# Start of Raw data

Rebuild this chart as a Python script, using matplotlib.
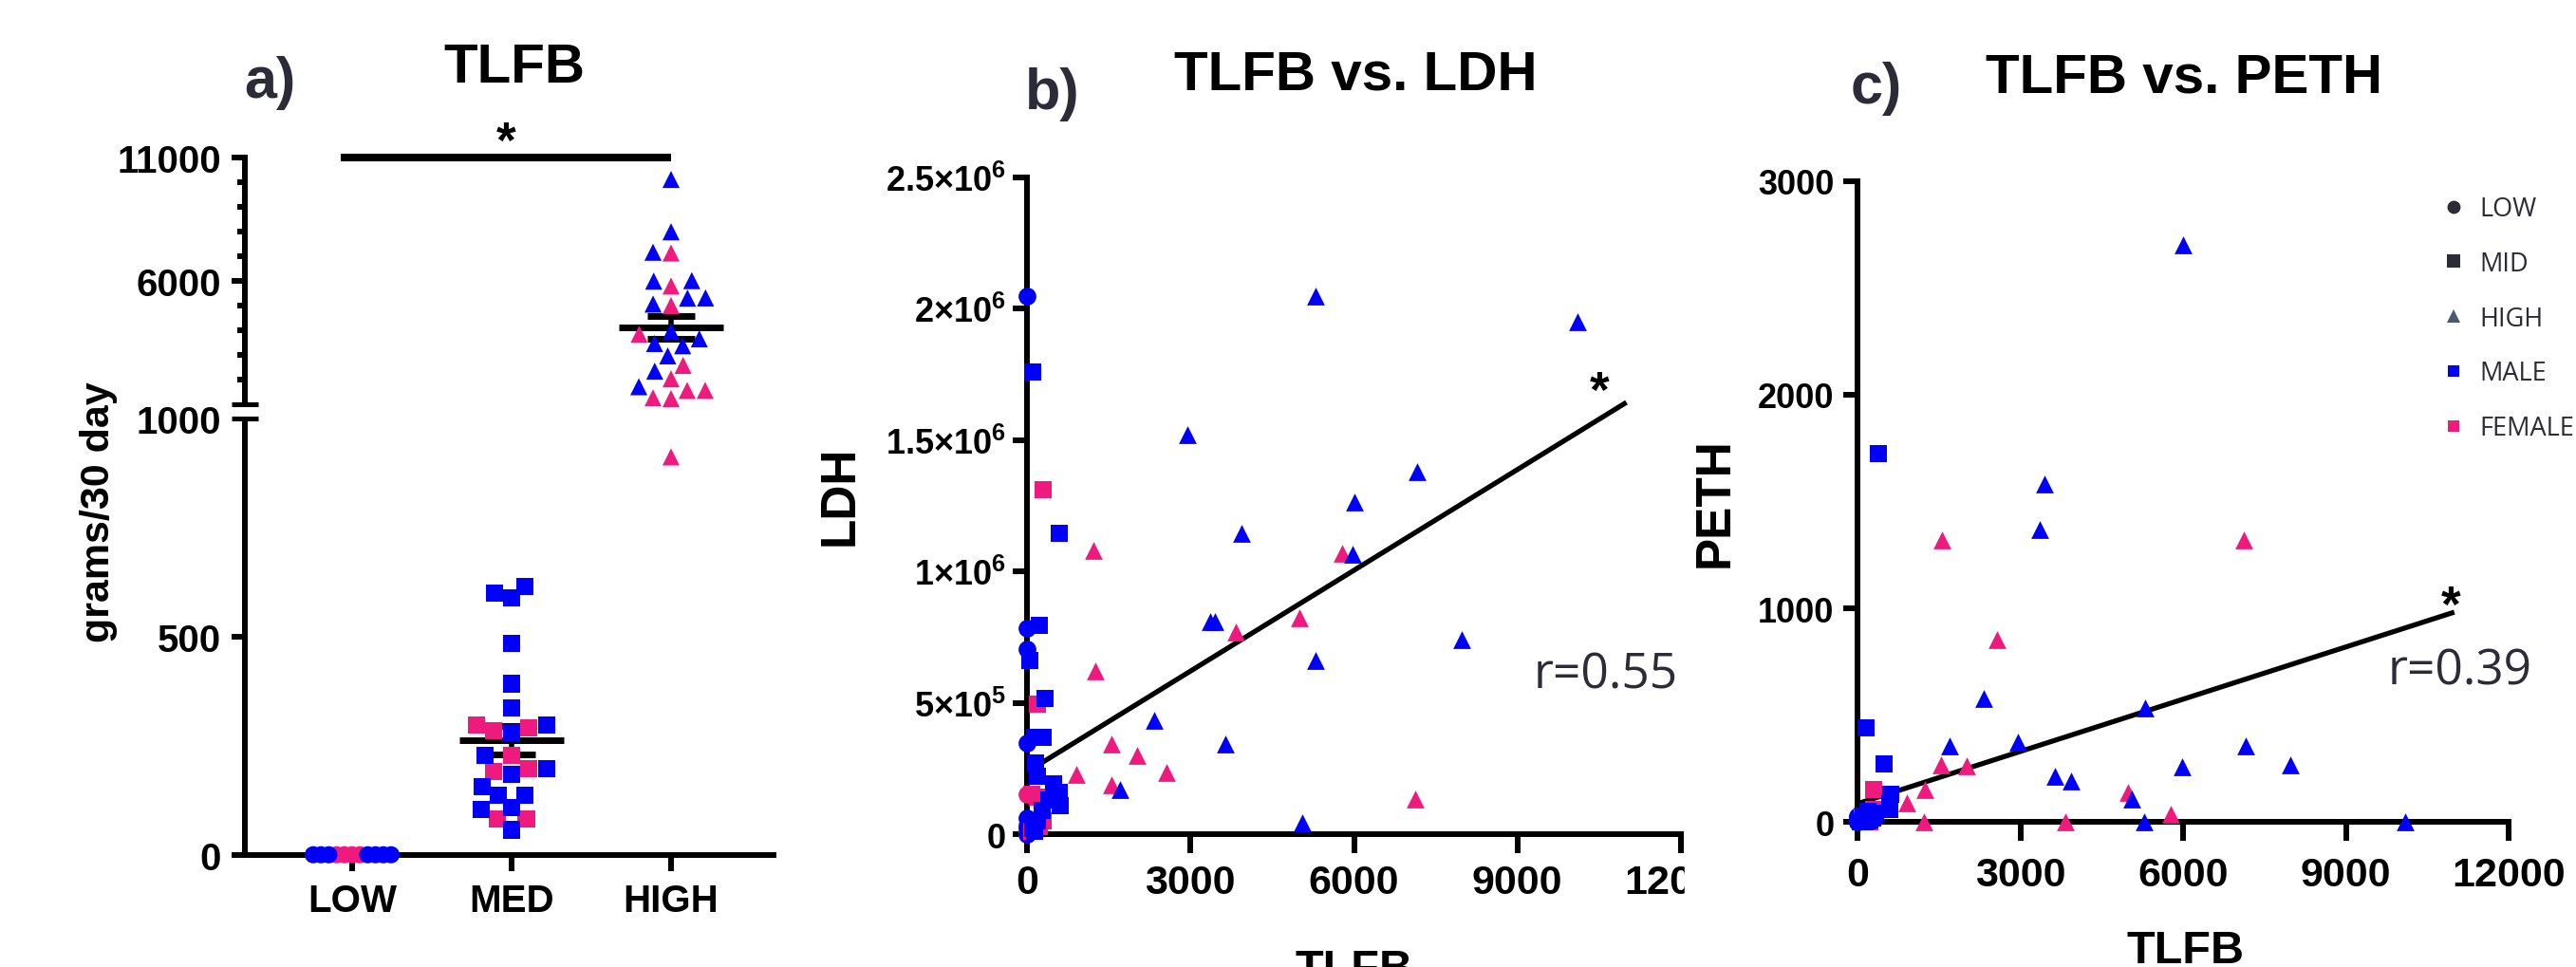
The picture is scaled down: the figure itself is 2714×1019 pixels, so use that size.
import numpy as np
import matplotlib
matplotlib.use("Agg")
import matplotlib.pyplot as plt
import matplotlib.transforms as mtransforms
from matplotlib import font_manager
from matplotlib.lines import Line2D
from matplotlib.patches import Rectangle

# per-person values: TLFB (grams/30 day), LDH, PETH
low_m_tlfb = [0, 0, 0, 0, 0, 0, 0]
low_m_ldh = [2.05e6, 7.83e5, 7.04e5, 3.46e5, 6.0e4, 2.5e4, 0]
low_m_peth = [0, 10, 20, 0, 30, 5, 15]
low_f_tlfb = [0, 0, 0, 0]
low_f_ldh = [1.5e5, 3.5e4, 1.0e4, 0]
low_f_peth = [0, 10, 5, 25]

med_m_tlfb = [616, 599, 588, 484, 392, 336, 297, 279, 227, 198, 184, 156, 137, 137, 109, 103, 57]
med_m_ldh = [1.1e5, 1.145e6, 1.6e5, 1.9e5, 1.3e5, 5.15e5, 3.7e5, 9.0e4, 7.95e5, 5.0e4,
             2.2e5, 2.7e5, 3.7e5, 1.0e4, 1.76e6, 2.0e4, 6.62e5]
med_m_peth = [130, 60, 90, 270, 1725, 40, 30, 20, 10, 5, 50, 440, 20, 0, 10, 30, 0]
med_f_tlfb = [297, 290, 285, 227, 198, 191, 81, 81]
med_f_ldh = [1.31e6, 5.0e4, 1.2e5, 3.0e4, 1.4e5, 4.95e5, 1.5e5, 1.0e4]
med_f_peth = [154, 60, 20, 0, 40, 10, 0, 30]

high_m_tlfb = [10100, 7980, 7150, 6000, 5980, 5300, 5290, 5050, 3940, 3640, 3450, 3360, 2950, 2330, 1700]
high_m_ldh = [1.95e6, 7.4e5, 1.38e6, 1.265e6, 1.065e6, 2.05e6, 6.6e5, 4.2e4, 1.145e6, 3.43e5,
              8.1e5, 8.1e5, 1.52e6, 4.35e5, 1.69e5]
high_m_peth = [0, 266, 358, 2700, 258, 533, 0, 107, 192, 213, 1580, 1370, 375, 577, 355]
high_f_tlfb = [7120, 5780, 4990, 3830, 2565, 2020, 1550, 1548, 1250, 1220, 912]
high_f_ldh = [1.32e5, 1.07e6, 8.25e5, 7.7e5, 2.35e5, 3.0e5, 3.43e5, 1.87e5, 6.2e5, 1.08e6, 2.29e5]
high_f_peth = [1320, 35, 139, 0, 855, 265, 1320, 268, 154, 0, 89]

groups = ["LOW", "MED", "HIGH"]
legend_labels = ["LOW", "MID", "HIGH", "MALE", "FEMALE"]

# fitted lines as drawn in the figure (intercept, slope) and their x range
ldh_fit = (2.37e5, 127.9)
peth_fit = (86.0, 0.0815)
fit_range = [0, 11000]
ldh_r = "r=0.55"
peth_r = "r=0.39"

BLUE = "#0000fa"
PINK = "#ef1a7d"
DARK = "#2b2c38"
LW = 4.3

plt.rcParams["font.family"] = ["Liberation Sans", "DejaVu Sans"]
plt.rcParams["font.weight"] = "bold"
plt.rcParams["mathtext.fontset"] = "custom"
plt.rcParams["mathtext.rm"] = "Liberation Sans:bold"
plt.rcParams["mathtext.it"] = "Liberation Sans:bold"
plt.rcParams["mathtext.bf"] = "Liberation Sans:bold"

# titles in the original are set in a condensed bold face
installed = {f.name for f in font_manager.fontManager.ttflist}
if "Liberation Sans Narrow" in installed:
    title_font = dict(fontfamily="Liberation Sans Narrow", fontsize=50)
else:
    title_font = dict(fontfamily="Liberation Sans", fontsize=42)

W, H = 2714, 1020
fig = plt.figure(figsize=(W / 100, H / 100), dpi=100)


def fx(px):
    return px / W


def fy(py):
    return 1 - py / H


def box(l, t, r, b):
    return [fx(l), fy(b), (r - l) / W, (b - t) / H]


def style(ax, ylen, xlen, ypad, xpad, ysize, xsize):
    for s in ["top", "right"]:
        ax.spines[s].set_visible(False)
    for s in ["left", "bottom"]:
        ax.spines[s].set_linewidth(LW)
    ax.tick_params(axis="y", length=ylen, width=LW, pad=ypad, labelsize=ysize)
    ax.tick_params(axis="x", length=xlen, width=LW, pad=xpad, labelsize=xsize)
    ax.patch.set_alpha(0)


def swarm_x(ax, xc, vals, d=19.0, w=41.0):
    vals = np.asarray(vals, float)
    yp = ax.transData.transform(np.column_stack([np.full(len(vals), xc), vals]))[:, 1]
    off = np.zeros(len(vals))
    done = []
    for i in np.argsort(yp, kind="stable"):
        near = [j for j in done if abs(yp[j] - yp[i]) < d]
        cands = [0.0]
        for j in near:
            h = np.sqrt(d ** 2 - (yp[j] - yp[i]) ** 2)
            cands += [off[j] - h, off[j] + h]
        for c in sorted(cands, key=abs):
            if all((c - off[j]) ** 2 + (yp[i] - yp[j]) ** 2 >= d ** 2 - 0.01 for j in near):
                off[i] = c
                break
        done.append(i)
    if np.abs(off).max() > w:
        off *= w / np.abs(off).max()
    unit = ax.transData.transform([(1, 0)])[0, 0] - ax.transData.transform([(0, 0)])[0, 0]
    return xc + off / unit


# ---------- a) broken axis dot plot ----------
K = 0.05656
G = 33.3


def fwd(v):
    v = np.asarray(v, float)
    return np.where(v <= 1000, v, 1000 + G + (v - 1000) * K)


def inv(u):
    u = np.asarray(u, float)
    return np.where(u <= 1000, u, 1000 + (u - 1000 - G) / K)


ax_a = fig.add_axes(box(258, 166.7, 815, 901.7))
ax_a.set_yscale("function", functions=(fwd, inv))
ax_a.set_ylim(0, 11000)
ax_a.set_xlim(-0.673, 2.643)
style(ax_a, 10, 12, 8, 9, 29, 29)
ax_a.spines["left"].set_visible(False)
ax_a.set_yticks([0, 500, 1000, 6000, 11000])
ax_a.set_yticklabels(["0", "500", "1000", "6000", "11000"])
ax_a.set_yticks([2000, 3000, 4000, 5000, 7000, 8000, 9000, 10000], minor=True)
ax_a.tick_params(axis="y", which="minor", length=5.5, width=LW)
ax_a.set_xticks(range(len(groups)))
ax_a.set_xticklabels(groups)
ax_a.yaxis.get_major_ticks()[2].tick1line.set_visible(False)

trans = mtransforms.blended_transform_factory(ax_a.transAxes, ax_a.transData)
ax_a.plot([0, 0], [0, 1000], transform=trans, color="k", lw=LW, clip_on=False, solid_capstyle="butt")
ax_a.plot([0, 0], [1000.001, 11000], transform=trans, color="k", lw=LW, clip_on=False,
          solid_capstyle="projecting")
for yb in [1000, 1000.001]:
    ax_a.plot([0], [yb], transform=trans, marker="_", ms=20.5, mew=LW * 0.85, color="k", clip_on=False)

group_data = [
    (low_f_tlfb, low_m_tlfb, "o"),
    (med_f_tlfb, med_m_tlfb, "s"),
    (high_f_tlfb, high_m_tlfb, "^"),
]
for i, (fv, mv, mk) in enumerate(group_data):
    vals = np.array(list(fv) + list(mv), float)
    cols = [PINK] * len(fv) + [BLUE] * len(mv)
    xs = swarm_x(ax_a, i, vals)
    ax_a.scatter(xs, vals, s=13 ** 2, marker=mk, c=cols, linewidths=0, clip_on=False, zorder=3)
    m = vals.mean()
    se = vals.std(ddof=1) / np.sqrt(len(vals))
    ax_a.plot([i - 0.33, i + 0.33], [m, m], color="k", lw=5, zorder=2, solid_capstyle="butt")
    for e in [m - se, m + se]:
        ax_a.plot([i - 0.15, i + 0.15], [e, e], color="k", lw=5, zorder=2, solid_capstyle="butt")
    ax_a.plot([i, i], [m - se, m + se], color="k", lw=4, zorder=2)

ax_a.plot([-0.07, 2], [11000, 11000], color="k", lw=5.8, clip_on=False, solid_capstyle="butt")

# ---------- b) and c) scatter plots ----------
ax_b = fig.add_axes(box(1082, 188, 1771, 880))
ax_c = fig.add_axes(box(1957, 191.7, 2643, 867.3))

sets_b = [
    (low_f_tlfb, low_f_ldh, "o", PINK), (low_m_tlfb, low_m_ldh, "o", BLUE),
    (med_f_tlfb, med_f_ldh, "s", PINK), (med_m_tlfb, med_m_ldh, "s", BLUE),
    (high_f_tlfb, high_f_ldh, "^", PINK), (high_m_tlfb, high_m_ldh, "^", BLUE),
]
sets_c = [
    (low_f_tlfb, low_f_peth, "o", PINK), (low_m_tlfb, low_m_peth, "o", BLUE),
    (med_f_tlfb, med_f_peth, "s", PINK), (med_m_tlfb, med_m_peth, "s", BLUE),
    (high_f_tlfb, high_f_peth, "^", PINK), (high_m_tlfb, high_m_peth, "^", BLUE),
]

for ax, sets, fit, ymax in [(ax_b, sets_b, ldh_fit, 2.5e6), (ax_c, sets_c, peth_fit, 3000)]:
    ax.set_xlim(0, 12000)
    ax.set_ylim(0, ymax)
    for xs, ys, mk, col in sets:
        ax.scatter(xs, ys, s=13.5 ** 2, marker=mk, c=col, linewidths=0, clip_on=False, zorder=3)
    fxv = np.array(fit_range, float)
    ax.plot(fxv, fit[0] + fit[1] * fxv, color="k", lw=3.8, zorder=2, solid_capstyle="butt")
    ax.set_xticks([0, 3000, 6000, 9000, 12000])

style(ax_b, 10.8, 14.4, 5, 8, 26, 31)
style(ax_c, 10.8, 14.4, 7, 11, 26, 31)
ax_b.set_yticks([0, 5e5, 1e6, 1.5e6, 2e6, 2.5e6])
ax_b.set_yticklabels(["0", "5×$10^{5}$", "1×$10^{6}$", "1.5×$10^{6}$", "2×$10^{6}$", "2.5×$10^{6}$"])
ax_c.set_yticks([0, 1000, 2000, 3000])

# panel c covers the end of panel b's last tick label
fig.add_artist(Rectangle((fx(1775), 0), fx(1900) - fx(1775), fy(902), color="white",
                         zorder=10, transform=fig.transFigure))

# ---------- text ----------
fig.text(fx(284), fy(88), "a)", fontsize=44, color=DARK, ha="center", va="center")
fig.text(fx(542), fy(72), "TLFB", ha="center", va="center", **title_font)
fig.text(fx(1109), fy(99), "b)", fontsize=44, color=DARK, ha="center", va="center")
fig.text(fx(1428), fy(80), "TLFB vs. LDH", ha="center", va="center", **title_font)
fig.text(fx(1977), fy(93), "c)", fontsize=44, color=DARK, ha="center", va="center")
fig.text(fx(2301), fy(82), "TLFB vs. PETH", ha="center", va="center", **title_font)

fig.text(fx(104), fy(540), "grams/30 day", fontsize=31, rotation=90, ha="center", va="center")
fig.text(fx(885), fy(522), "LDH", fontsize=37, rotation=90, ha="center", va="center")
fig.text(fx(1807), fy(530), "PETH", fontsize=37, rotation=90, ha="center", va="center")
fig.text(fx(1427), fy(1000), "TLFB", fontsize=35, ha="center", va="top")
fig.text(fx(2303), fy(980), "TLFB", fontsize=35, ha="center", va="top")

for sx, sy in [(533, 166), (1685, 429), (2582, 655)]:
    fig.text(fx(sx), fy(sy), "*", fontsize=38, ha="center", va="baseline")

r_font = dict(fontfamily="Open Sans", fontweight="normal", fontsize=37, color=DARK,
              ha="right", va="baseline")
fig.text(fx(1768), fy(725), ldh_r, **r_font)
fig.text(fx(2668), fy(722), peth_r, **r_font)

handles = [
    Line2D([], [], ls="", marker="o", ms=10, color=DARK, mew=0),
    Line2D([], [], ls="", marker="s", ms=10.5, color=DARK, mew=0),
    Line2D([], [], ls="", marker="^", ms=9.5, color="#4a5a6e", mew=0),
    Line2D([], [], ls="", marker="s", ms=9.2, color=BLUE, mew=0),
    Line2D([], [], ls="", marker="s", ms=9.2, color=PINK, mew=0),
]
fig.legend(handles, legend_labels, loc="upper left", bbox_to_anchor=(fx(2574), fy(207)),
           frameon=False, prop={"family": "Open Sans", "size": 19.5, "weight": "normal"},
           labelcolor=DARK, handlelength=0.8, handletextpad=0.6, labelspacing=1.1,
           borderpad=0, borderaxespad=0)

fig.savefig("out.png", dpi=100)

# End of Raw data

__Written problem__
The lines to be given again exactly are those from the one containing "The picture is" up to and including the one containing "low_f_peth = [0, 10, 5, 25]".

__Answer to this problem__
The picture is scaled down: the figure itself is 2714×1019 pixels, so use that size.
import numpy as np
import matplotlib
matplotlib.use("Agg")
import matplotlib.pyplot as plt
import matplotlib.transforms as mtransforms
from matplotlib import font_manager
from matplotlib.lines import Line2D
from matplotlib.patches import Rectangle

# per-person values: TLFB (grams/30 day), LDH, PETH
low_m_tlfb = [0, 0, 0, 0, 0, 0, 0]
low_m_ldh = [2.05e6, 7.83e5, 7.04e5, 3.46e5, 6.0e4, 2.5e4, 0]
low_m_peth = [0, 10, 20, 0, 30, 5, 15]
low_f_tlfb = [0, 0, 0, 0]
low_f_ldh = [1.5e5, 3.5e4, 1.0e4, 0]
low_f_peth = [0, 10, 5, 25]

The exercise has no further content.